Data Warehousing with Hadoop - Randal Scott King

Almost from the moment Hadoop was first introduced, organizations have sought to replace their expensive data warehousing systems with it. Hadoop’s distributed nature and the fact that it uses commodity hardware make it cheap, massively scalable, and highly available. However, data warehousing with Hadoop is often ill-advised and the projects have ended badly. HDFS, the Hadoop filesystem, was not designed for the speed and updateability requirements of data warehouses.

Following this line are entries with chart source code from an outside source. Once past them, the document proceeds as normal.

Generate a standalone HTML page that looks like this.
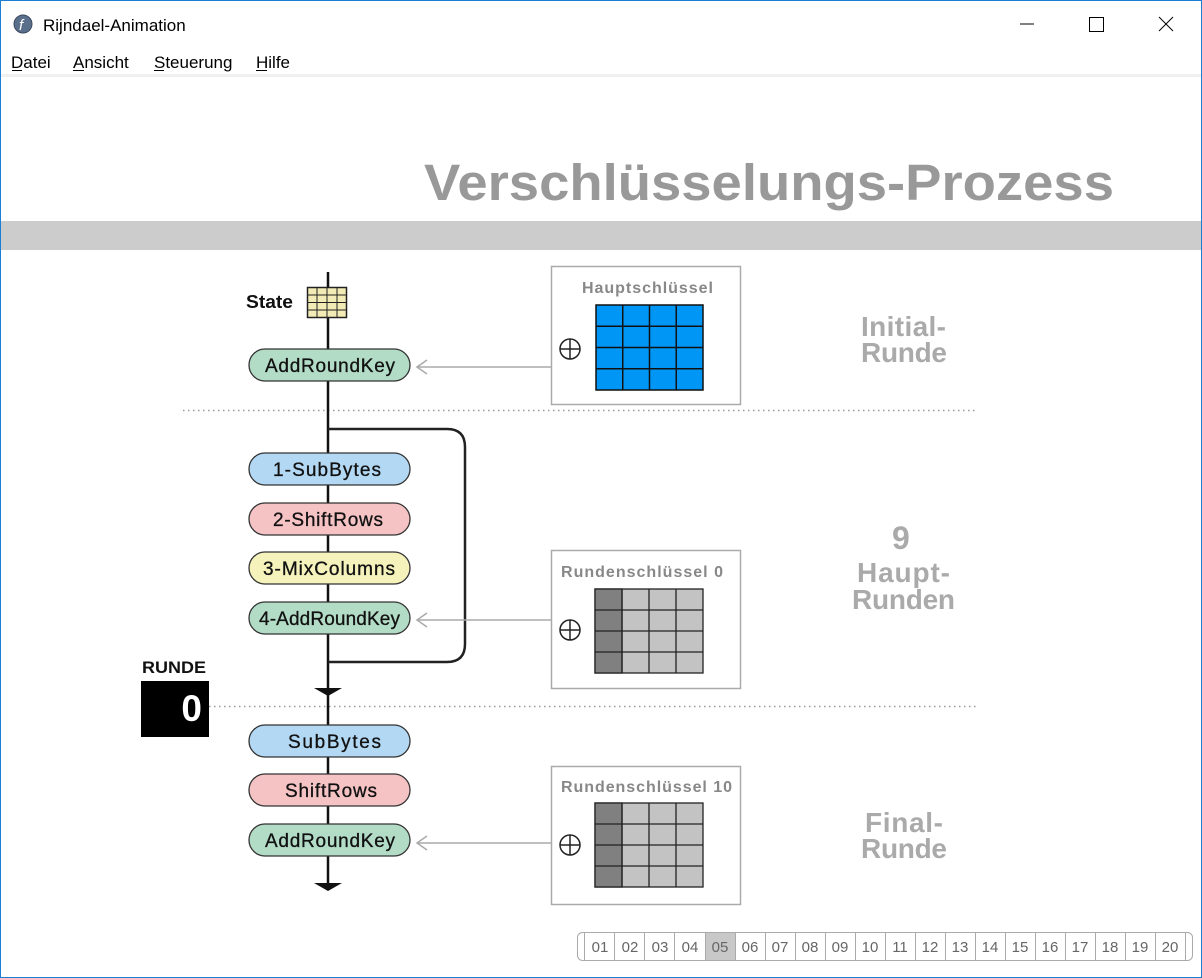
<!DOCTYPE html>
<html><head><meta charset="utf-8"><style>
html,body{margin:0;padding:0;background:#fff;}
svg{display:block;}
text{font-family:"Liberation Sans",Arial,sans-serif;}
</style></head><body>
<svg width="1202" height="978" viewBox="0 0 1202 978" xmlns="http://www.w3.org/2000/svg">
<rect x="0" y="0" width="1202" height="978" fill="#fff"/>
<rect x="0.5" y="0.5" width="1201" height="977" fill="none" stroke="#1a7fd4" stroke-width="1"/>
<circle cx="23" cy="24" r="9" fill="#5a6f8c"/>
<circle cx="23" cy="24" r="9" fill="none" stroke="#3b4a60" stroke-width="1"/>
<text x="19" y="30" font-size="15" fill="#fff" font-style="italic" font-family="Liberation Serif,serif">f</text>
<text x="43" y="31" font-size="17" fill="#000">Rijndael-Animation</text>
<line x1="1020" y1="24" x2="1034" y2="24" stroke="#000" stroke-width="1"/>
<rect x="1089.5" y="17.5" width="14" height="14" fill="none" stroke="#000"/>
<line x1="1159" y1="17" x2="1173" y2="31" stroke="#000"/>
<line x1="1173" y1="17" x2="1159" y2="31" stroke="#000"/>
<g font-size="17" fill="#000">
<text x="11" y="68">Datei</text>
<text x="73" y="68">Ansicht</text>
<text x="154" y="68">Steuerung</text>
<text x="256" y="68">Hilfe</text>
</g>
<g stroke="#000" stroke-width="1">
<line x1="12" y1="70.5" x2="22" y2="70.5"/><line x1="73" y1="70.5" x2="84" y2="70.5"/>
<line x1="154" y1="70.5" x2="164" y2="70.5"/><line x1="256" y1="70.5" x2="267" y2="70.5"/>
</g>
<rect x="1" y="74" width="1200" height="3" fill="#f0f0f0"/>
<text x="424" y="200" font-size="51" font-weight="bold" fill="#999" textLength="690" lengthAdjust="spacingAndGlyphs">Verschlüsselungs-Prozess</text>
<rect x="1" y="221" width="1200" height="29" fill="#cccccc"/>
<line x1="183" y1="410.5" x2="977" y2="410.5" stroke="#999" stroke-width="1.5" stroke-dasharray="1.5,3.5"/>
<line x1="209" y1="706.5" x2="977" y2="706.5" stroke="#999" stroke-width="1.5" stroke-dasharray="1.5,3.5"/>
<line x1="328" y1="272" x2="328" y2="886" stroke="#111" stroke-width="2.5"/>
<path d="M328 429 H447 Q465 429 465 447 V644 Q465 662 447 662 H328" fill="none" stroke="#222" stroke-width="2.5"/>
<polygon points="314,688 342,688 328,696" fill="#111"/>
<polygon points="314,883 342,883 328,891" fill="#111"/>
<text x="246" y="308" font-size="18" font-weight="bold" fill="#111" textLength="47" lengthAdjust="spacingAndGlyphs">State</text>
<g stroke="#222" stroke-width="1">
<rect x="307.5" y="287.5" width="39" height="30" fill="#f3ebb5" stroke-width="1.5"/>
<line x1="317" y1="288" x2="317" y2="317"/><line x1="327" y1="288" x2="327" y2="317"/><line x1="337" y1="288" x2="337" y2="317"/>
<line x1="308" y1="295" x2="346" y2="295"/><line x1="308" y1="302.5" x2="346" y2="302.5"/><line x1="308" y1="310" x2="346" y2="310"/>
</g>
<g stroke="#333" stroke-width="1.3">
<rect x="249" y="349" width="161" height="32" rx="16" fill="#b3dcc7"/>
<rect x="249" y="453" width="161" height="32" rx="16" fill="#b3d8f3"/>
<rect x="249" y="503" width="161" height="32" rx="16" fill="#f5c3c4"/>
<rect x="249" y="552" width="161" height="32" rx="16" fill="#f5f2bb"/>
<rect x="249" y="602" width="161" height="32" rx="16" fill="#b3dcc7"/>
<rect x="249" y="725" width="161" height="32" rx="16" fill="#b3d8f3"/>
<rect x="249" y="774" width="161" height="32" rx="16" fill="#f5c3c4"/>
<rect x="249" y="824" width="161" height="32" rx="16" fill="#b3dcc7"/>
</g>
<g font-size="19" fill="#111" stroke="#111" stroke-width="0.3" lengthAdjust="spacingAndGlyphs">
<text x="265" y="372" textLength="130">AddRoundKey</text>
<text x="273" y="476" textLength="108">1-SubBytes</text>
<text x="273" y="526" textLength="110">2-ShiftRows</text>
<text x="263" y="575" textLength="132">3-MixColumns</text>
<text x="259" y="625" textLength="141">4-AddRoundKey</text>
<text x="288" y="748" textLength="93">SubBytes</text>
<text x="285" y="797" textLength="92">ShiftRows</text>
<text x="265" y="847" textLength="130">AddRoundKey</text>
</g>
<g stroke="#aaa" stroke-width="1.5" fill="none">
<line x1="417" y1="367" x2="551" y2="367"/><polyline points="427,360 417,367 427,374"/>
<line x1="417" y1="620" x2="551" y2="620"/><polyline points="427,613 417,620 427,627"/>
<line x1="417" y1="843" x2="551" y2="843"/><polyline points="427,836 417,843 427,850"/>
</g>
<g fill="#fff" stroke="#aaa" stroke-width="1.5">
<rect x="551.5" y="266.5" width="189" height="138"/>
<rect x="551.5" y="550.5" width="189" height="138"/>
<rect x="551.5" y="766.5" width="189" height="138"/>
</g>
<g font-size="16" font-weight="bold" fill="#888" lengthAdjust="spacingAndGlyphs">
<text x="582" y="293" textLength="131">Hauptschlüssel</text>
<text x="561" y="577" textLength="162">Rundenschlüssel 0</text>
<text x="561" y="792" textLength="171">Rundenschlüssel 10</text>
</g>
<g fill="none" stroke="#222" stroke-width="1.5">
<circle cx="570" cy="349" r="10"/><line x1="560" y1="349" x2="580" y2="349"/><line x1="570" y1="339" x2="570" y2="359"/>
<circle cx="570" cy="630" r="10"/><line x1="560" y1="630" x2="580" y2="630"/><line x1="570" y1="620" x2="570" y2="640"/>
<circle cx="570" cy="845" r="10"/><line x1="560" y1="845" x2="580" y2="845"/><line x1="570" y1="835" x2="570" y2="855"/>
</g>
<g stroke="#111" stroke-width="1.5">
<rect x="596" y="305" width="107" height="85" fill="#0096f5"/>
<line x1="622.75" y1="305" x2="622.75" y2="390"/><line x1="649.5" y1="305" x2="649.5" y2="390"/><line x1="676.25" y1="305" x2="676.25" y2="390"/>
<line x1="596" y1="326.25" x2="703" y2="326.25"/><line x1="596" y1="347.5" x2="703" y2="347.5"/><line x1="596" y1="368.75" x2="703" y2="368.75"/>
</g>
<g stroke="#222" stroke-width="1.3">
<rect x="595" y="589" width="108" height="84" fill="#c3c3c3"/>
<rect x="595" y="589" width="27" height="84" fill="#808080"/>
<line x1="622" y1="589" x2="622" y2="673"/><line x1="649" y1="589" x2="649" y2="673"/><line x1="676" y1="589" x2="676" y2="673"/>
<line x1="595" y1="610" x2="703" y2="610"/><line x1="595" y1="631" x2="703" y2="631"/><line x1="595" y1="652" x2="703" y2="652"/>
</g>
<g stroke="#222" stroke-width="1.3">
<rect x="595" y="803" width="108" height="84" fill="#c3c3c3"/>
<rect x="595" y="803" width="27" height="84" fill="#808080"/>
<line x1="622" y1="803" x2="622" y2="887"/><line x1="649" y1="803" x2="649" y2="887"/><line x1="676" y1="803" x2="676" y2="887"/>
<line x1="595" y1="824" x2="703" y2="824"/><line x1="595" y1="845" x2="703" y2="845"/><line x1="595" y1="866" x2="703" y2="866"/>
</g>
<g font-size="28" font-weight="bold" fill="#aaa" lengthAdjust="spacingAndGlyphs">
<text x="861" y="336" textLength="85">Initial-</text>
<text x="861" y="362" textLength="86">Runde</text>
<text x="892" y="549" font-size="32">9</text>
<text x="857" y="582" textLength="93">Haupt-</text>
<text x="852" y="609" textLength="103">Runden</text>
<text x="865" y="832" textLength="78">Final-</text>
<text x="861" y="858" textLength="86">Runde</text>
</g>
<text x="142" y="673" font-size="17" font-weight="bold" fill="#111" textLength="64" lengthAdjust="spacingAndGlyphs">RUNDE</text>
<rect x="141" y="681" width="68" height="56" fill="#000"/>
<text x="202" y="721" font-size="37" font-weight="bold" fill="#fff" text-anchor="end">0</text>
<rect x="577.5" y="932.5" width="615" height="28" rx="5" fill="#fff" stroke="#aaa"/>
<rect x="584.5" y="932.5" width="601" height="28" fill="#fff" stroke="#aaa"/>
<rect x="706" y="933" width="30" height="27" fill="#c8c8c8"/>
<g stroke="#aaa" stroke-width="1">
<line x1="614.5" y1="933" x2="614.5" y2="960"/><line x1="644.5" y1="933" x2="644.5" y2="960"/><line x1="674.5" y1="933" x2="674.5" y2="960"/><line x1="705.5" y1="933" x2="705.5" y2="960"/><line x1="735.5" y1="933" x2="735.5" y2="960"/><line x1="765.5" y1="933" x2="765.5" y2="960"/><line x1="795.5" y1="933" x2="795.5" y2="960"/><line x1="825.5" y1="933" x2="825.5" y2="960"/><line x1="855.5" y1="933" x2="855.5" y2="960"/><line x1="885.5" y1="933" x2="885.5" y2="960"/><line x1="915.5" y1="933" x2="915.5" y2="960"/><line x1="945.5" y1="933" x2="945.5" y2="960"/><line x1="975.5" y1="933" x2="975.5" y2="960"/><line x1="1005.5" y1="933" x2="1005.5" y2="960"/><line x1="1035.5" y1="933" x2="1035.5" y2="960"/><line x1="1065.5" y1="933" x2="1065.5" y2="960"/><line x1="1095.5" y1="933" x2="1095.5" y2="960"/><line x1="1125.5" y1="933" x2="1125.5" y2="960"/><line x1="1155.5" y1="933" x2="1155.5" y2="960"/>
</g>
<g font-size="15" fill="#666" text-anchor="middle">
<text x="600" y="952">01</text><text x="630" y="952">02</text><text x="660" y="952">03</text><text x="690" y="952">04</text><text x="720" y="952">05</text><text x="750" y="952">06</text><text x="780" y="952">07</text><text x="810" y="952">08</text><text x="840" y="952">09</text><text x="870" y="952">10</text><text x="900" y="952">11</text><text x="930" y="952">12</text><text x="960" y="952">13</text><text x="990" y="952">14</text><text x="1020" y="952">15</text><text x="1050" y="952">16</text><text x="1080" y="952">17</text><text x="1110" y="952">18</text><text x="1140" y="952">19</text><text x="1170" y="952">20</text>
</g>
</svg>
</body></html>
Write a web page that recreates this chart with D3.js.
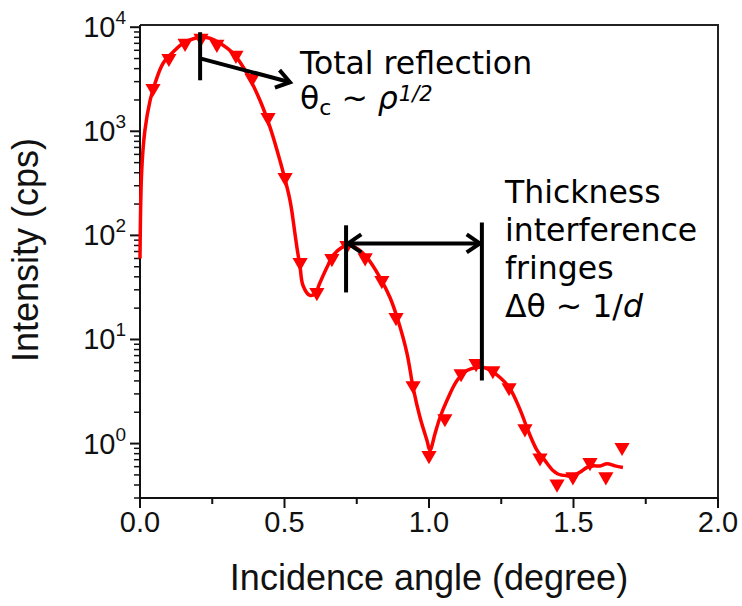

The Problem of Immutability

The main problem behind replacing an existing data warehouse with Hadoop is a seemingly innocent concept called immutability. Data in HDFS cannot be changed, they can only be overwritten or appended. This makes Change Data Capture (CDC) and other data warehousing concepts difficult to implement. When Hadoop is used for archival or analytical purposes this is not usually an issue. However, data warehouses alter existing data tables anywhere from daily to multiple times a second.
Workarounds using existing Hadoop tools were invented to address the issue, but they are cumbersome, slow, and unreliable. Many who have attempted these workarounds have concluded that the efforts required are simply not worth the investment.

Previous Attempts

To make a Hadoop cluster based on HDFS and Hive function as a data warehouse, two main approaches evolved: partitioning based on time and/or the “Four-Step Method.”
Time-based partitioning separates the data and stores each month, week, or other time unit of data as a separate file. If changes are detected in a record for the month of July in the originating table, for example, the entire month is overwritten in HDFS. While somewhat effective at keeping data current, this method is needlessly cumbersome. Why overwrite an entire month or week just to update a single record? This is a waste of resources.
The Four-Step Method takes a different, much more complex approach. New data from the originating system are used to create a temporary table, which is then joined to the existing table in a view, which is then used to overwrite the existing data in HDFS at the end of the current time period.
Confused? You’re not alone.

Overcoming Immutability

MapR realized early in the game that immutability would be an issue and created a filesystem that was true read-write. Despite the proprietary nature of MapR-FS it uses the same API as HDFS, which all but negates compatibility issues.
Cloudera recognized the issues that the immutability of data in HDFS caused for their customers, and set to work to develop an alternative that would store data in such a way that would allow updates and changes in an expedient fashion. The result is Kudu, an efficient, updateable file store that acts much like a relational database in everyday use.
Commands like INSERT, UPDATE, and DELETE that are unavailable in HDFS and Hive (or didn’t work like their counterparts in relational databases), now function as expected and scale to previously unimagined sizes of data. Kudu even ups the ease of use by including support for an UPSERT command which chooses whether a record should be updated or inserted based on the primary key. Which brings us to the next point…

Keys to the Kingdom

Another notable difference between Hadoop and relational databases has been the lack of keys in Hive. Keys are essential to the success of Change Data Capture (CDC), the process by which data in the data warehouse are continually updated. Kudu’s support of and requirement for a primary key in each table mean that there is now a mechanism in Hadoop for preventing duplicate data during updates. This was a glaring omission before.

Caveats

It can’t be all sunshine and roses, can it? Since Kudu is a relatively new technology there are limitations that must be considered when using it for data warehousing, some of which include the following:

• Kudu requires primary keys but doesn’t support foreign keys, so linking between tables in the way a relational database would is not yet possible.
• As of version 1.3, Kudu doesn’t support creating tables from files or the LOAD DATA INFILE command. The fastest way to bulk load data is to bring them into HDFS, create a Hive table over them, and then create the Kudu table through a CREATE AS SELECT statement. Another alternative is to interface directly with the API, bypassing ODBC or JDBC drivers. The API works with C++, Java, and now even includes bindings for Python.
• The number of supported data types for columns in Kudu is relatively small and does not include either DATE or TIMESTAMP.
• Supporting a Hadoop data warehouse can be more challenging than with traditional solutions. Hadoop is an ecosystem of components all working together.

Now, Why Would I Do This?

Now that immutability isn’t the limiting issue it was, the question remains: why use a Hadoop data warehouse? This usually boils down to one of two things: price and/or scale. Some switchers cite excessive licensing costs for traditional data warehouses and limitations of the hardware used in those solutions. Hadoop also easily scales past petabytes of data and does so inexpensively.